▶ Directions: Please write out the lines of the data exactly, beginning with the first and ending with the line containing "import seaborn as sns"; leave the pictures behind.

Data entries
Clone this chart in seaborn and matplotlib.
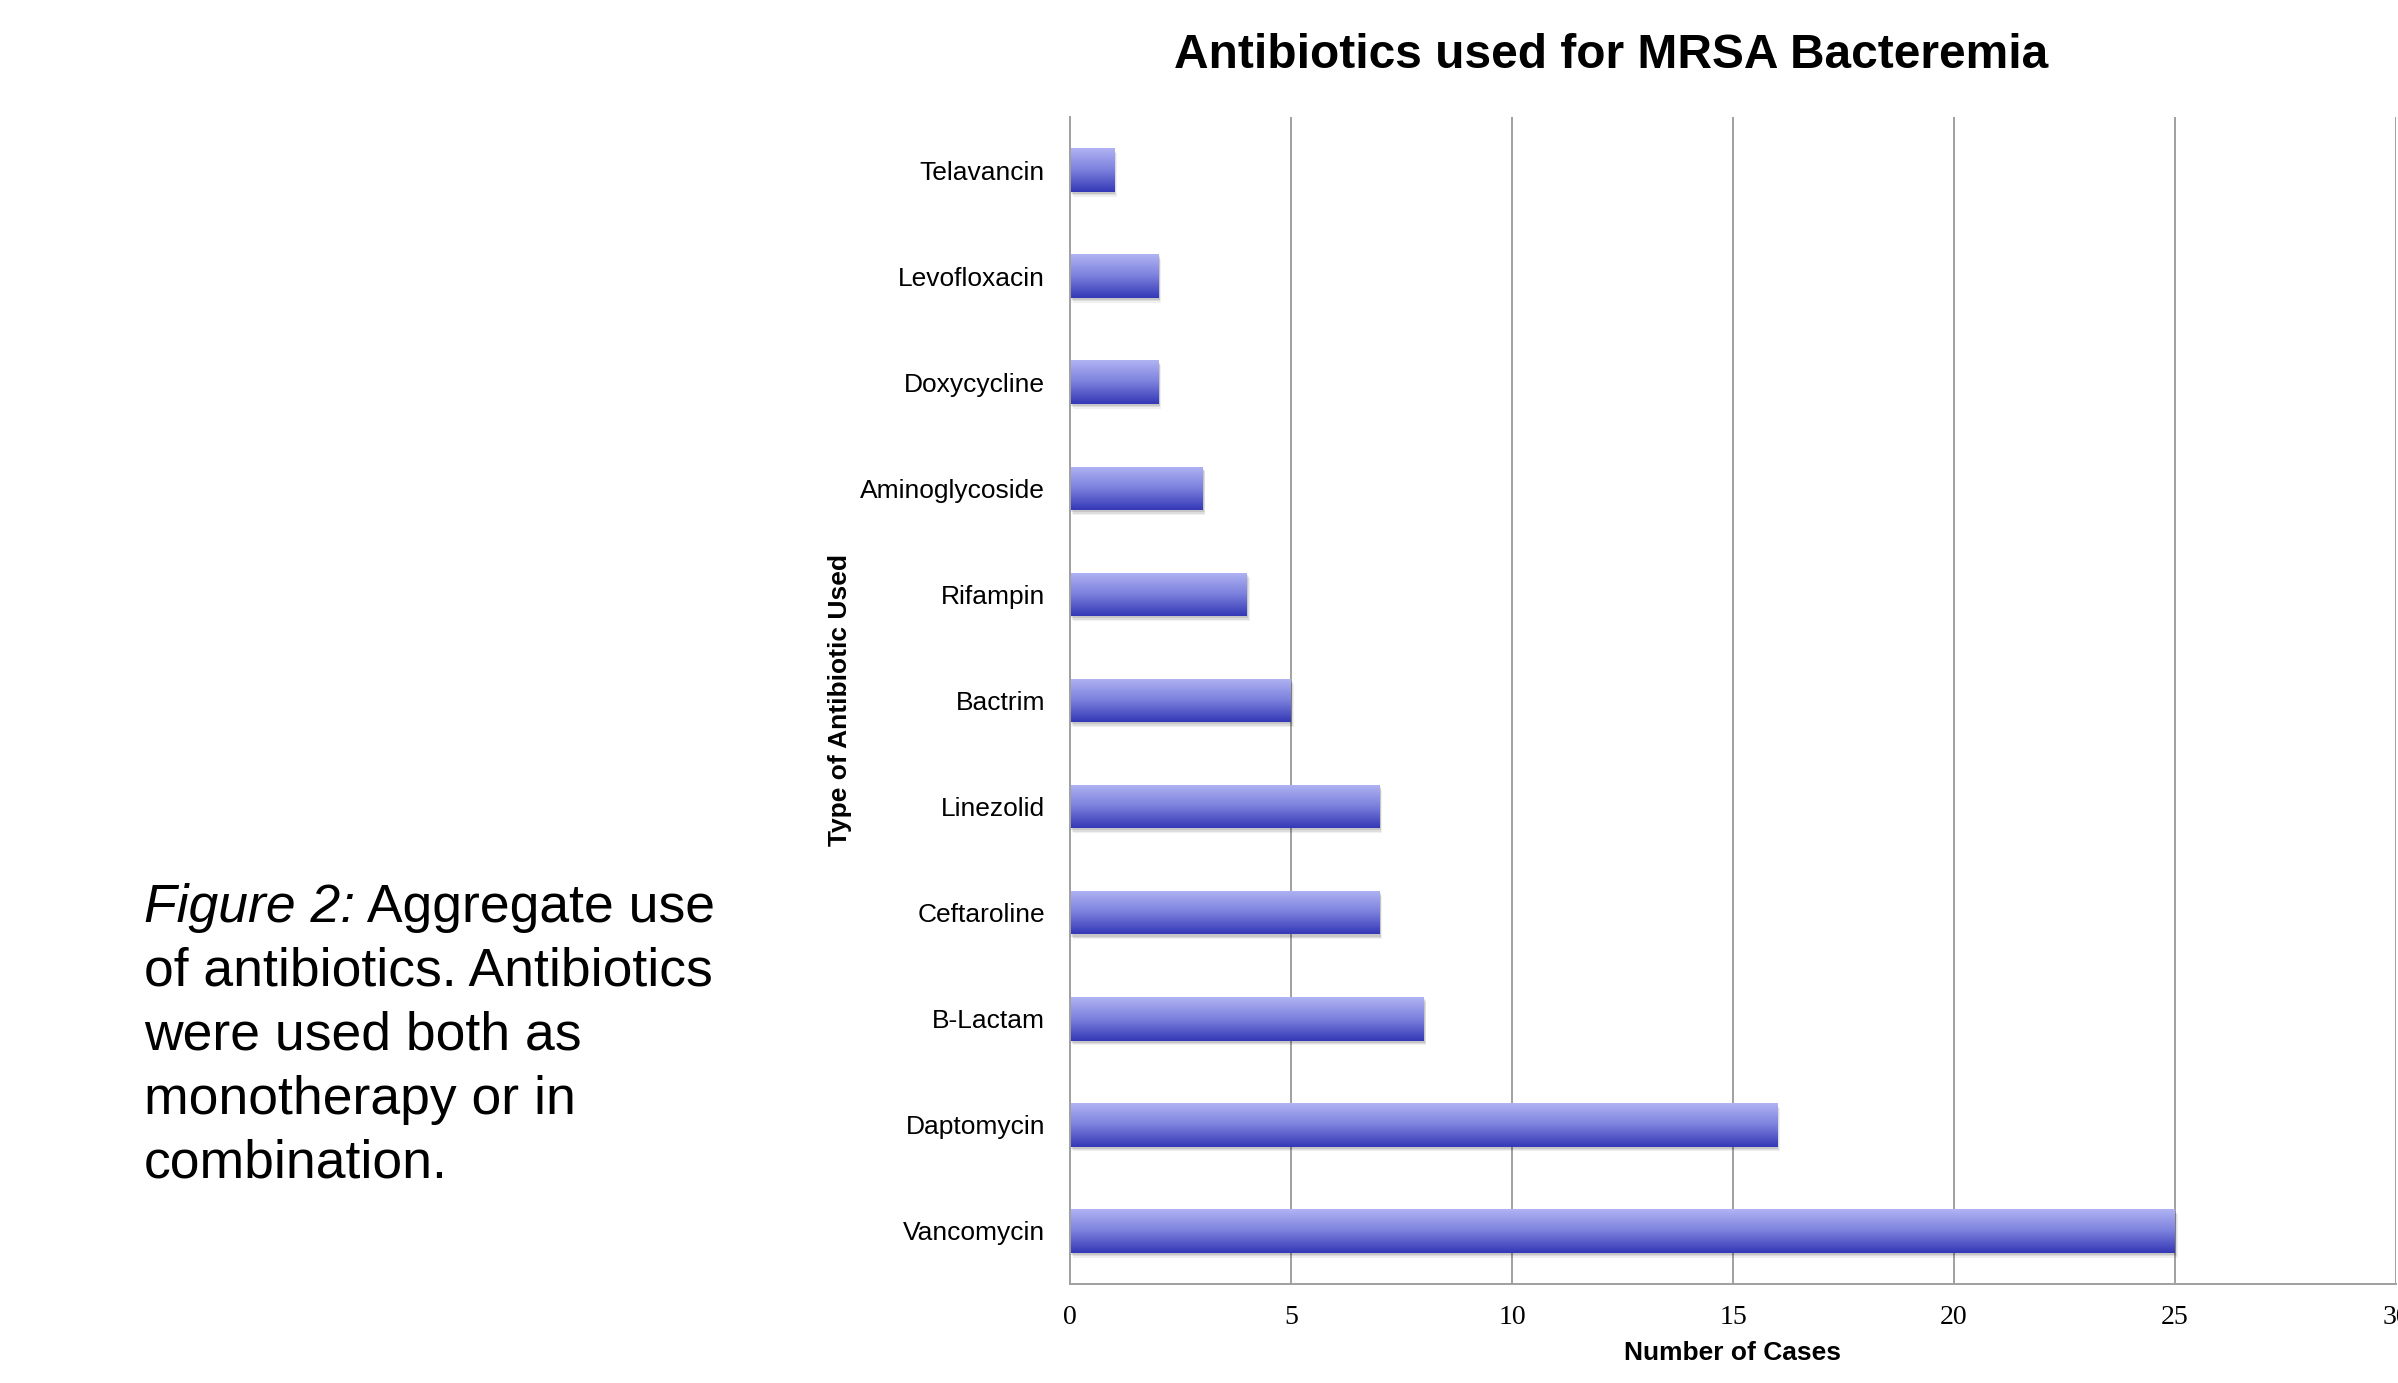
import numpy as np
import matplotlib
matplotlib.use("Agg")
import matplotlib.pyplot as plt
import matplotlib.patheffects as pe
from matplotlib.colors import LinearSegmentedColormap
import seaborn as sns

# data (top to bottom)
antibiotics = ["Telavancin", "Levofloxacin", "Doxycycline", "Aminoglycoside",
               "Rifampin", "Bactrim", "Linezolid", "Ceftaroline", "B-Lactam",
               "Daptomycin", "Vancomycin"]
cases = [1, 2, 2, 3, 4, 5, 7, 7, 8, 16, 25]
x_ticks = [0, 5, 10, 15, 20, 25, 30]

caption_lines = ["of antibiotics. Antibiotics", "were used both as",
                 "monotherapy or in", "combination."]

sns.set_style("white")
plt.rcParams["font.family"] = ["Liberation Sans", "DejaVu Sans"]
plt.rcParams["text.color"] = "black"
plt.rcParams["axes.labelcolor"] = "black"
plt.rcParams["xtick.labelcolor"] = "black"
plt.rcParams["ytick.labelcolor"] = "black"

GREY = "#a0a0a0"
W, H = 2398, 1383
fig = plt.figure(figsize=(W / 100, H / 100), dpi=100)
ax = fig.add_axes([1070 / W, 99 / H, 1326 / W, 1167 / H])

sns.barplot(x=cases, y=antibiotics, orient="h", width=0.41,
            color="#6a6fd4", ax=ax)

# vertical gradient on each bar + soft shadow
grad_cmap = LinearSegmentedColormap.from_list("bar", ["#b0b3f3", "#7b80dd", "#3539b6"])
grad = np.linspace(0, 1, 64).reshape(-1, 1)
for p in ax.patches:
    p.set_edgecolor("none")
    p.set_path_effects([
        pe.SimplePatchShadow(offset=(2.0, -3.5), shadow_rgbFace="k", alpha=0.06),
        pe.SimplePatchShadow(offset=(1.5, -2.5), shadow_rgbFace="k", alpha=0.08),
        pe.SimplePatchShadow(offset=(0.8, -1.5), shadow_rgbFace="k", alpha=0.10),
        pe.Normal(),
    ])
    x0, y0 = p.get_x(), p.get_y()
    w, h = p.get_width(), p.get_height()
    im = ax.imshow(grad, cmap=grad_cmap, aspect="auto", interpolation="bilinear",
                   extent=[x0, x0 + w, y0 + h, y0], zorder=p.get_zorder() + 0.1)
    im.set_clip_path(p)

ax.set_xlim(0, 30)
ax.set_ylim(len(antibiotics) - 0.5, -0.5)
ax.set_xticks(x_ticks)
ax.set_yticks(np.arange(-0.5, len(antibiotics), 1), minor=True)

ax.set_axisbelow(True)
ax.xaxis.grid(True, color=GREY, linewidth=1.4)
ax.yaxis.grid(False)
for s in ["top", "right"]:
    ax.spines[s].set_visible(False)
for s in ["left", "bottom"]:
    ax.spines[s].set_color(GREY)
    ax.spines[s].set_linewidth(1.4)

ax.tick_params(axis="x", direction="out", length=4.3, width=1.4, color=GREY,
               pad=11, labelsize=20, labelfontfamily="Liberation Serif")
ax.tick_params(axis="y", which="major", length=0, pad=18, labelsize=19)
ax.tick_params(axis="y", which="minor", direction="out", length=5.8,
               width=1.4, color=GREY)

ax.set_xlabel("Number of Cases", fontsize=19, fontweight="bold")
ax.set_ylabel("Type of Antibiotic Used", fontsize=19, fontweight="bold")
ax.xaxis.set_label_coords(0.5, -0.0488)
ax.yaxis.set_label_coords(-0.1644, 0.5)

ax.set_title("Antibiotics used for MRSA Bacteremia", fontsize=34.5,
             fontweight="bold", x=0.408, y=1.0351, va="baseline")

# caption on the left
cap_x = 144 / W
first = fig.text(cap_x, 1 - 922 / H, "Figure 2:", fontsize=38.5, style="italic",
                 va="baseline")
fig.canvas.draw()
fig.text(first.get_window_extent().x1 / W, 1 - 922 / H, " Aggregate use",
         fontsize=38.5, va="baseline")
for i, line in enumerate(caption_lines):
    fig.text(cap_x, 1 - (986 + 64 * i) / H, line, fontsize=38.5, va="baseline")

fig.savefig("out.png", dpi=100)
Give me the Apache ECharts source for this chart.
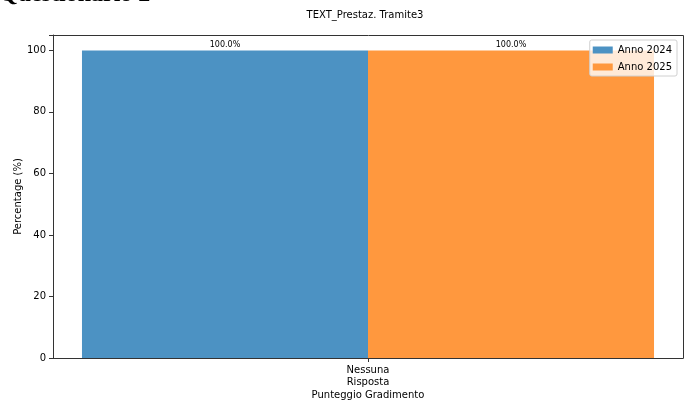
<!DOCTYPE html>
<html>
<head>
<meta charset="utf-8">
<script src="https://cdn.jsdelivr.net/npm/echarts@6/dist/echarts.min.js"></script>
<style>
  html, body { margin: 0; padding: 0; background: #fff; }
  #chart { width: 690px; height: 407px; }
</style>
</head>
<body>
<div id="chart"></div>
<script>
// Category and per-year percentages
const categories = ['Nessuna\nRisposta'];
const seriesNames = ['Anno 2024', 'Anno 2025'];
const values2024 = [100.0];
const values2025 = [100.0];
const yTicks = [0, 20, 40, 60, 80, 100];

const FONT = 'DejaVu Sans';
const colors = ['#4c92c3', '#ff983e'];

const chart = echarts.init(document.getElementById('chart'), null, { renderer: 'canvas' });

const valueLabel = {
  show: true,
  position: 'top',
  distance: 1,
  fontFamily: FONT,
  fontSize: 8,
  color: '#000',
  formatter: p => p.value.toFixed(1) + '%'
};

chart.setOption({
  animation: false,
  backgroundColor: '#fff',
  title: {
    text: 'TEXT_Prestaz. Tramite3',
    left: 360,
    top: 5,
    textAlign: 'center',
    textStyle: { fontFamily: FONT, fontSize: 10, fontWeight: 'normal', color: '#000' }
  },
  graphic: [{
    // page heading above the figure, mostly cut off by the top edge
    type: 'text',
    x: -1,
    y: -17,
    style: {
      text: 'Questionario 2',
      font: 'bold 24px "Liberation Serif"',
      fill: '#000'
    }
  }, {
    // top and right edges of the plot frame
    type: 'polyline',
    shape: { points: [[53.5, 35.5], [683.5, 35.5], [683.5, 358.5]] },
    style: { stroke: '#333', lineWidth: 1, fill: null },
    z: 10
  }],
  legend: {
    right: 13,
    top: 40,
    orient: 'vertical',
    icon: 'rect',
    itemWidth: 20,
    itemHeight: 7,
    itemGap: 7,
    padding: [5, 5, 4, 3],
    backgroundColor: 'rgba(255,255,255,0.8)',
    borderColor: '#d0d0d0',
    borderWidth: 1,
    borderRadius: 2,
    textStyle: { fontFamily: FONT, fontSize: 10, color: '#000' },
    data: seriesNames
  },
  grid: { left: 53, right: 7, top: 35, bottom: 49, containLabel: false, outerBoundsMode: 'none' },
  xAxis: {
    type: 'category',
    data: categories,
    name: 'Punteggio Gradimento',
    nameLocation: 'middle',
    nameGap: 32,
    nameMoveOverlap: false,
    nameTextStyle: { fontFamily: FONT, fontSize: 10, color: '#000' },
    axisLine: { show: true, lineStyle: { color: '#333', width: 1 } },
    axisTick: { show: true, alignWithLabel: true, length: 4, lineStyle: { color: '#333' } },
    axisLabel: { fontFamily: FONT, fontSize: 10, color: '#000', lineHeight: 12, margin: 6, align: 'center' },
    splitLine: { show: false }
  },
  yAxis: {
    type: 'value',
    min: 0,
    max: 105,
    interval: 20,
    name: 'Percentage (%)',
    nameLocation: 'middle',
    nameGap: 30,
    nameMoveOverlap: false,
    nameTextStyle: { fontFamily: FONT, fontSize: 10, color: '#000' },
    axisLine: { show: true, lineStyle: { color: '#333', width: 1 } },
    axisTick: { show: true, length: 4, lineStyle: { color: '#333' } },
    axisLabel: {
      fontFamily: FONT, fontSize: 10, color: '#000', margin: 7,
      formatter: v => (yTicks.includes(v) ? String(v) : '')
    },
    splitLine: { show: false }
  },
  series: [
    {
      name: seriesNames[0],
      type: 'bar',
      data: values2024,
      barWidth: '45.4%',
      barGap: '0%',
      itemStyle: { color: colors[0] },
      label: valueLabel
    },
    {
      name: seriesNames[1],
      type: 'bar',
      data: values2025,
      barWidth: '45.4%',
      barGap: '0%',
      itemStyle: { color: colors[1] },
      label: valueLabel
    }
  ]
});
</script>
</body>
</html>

▶ Worked answer:
Clone this chart in seaborn and matplotlib.
import numpy as np
import matplotlib
matplotlib.use("Agg")
import matplotlib.pyplot as plt
import matplotlib.patheffects as pe
from matplotlib.colors import LinearSegmentedColormap
import seaborn as sns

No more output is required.